Item 1.01. Entry into a Material Definitive Agreement.
As previously reported on July 6, 2016, SemiLEDs Corporation (the “Company”) entered into a definitive purchase agreement effective July 6, 2016 (the “Agreement”) with Dr. Peter Chiou. Pursuant to the terms of the Agreement, Dr. Chiou would purchase 577,000 shares of the Company’s common stock at $5.00 per share (the “Shares”). This represents approximately 19.6% of the outstanding shares of the Company. Dr. Chiou would also subscribe to a $1,615,000 SemiLEDs Corporation’s 0% interest convertible note (the “Note”) with a September 29, 2017 maturity date. Subject to shareholder approval at the Company’s next shareholders meeting, the Note will be convertible, at the Company’s option, into a number of shares of the Company’s common stock equal to the quotient obtained by dividing (x) $1,615,000 by (y) the conversion price, which is equal to the lesser of $3.40 or the 5-trading day volume weighted average price of the common stock on the NASDAQ Stock Market ending on the maturity date.

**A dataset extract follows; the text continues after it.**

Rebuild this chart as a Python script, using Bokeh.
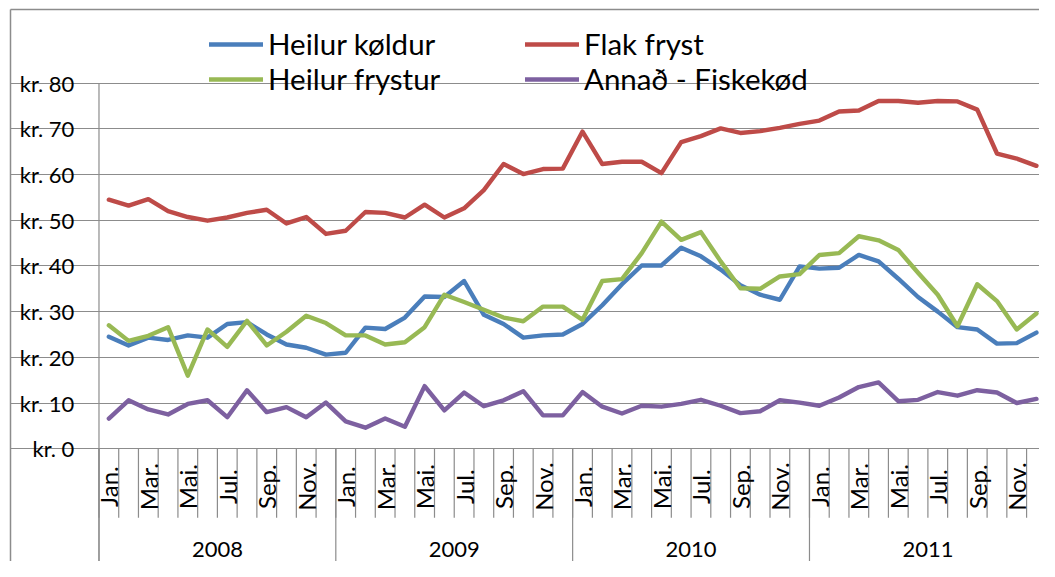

On August 4, 2016, Dr. Chiou and Well Thrive Limited, a Samoa international company (“Well Thrive”) entered into an assignment and assumption of purchase agreement (the “Assignment”) pursuant to which Dr. Chiou assigned his right, title and interest in the Agreement to Well Thrive. In connection with the Assignment, Dr. Chiou agreed to guarantee Well Thrive’s obligations under the Agreement. The Company consented to the Assignment on August 23, 2016.
On August 23, 2016 and in response to comments from The Nasdaq Stock Market, the parties entered into an amendment to the Agreement (the “Amendment”) to confirm that the Shares issued pursuant to the Agreement may not be counted for purposes of determining whether the shareholders approve the conversion feature of the Note.
On August 23, 2016, after receipt of the second installment of $1,885,000 and approval of the listing of the Shares on the The Nasdaq Stock Market, the Company issued the Shares to Well Thrive.
The foregoing description of the Assignment and Amendment are qualified by reference to the full text of the Assignment, which is filed as Exhibit 10.2 hereto, and the Amendment, which is filed as Exhibit 10.3 hereto, and which are incorporated by reference herein.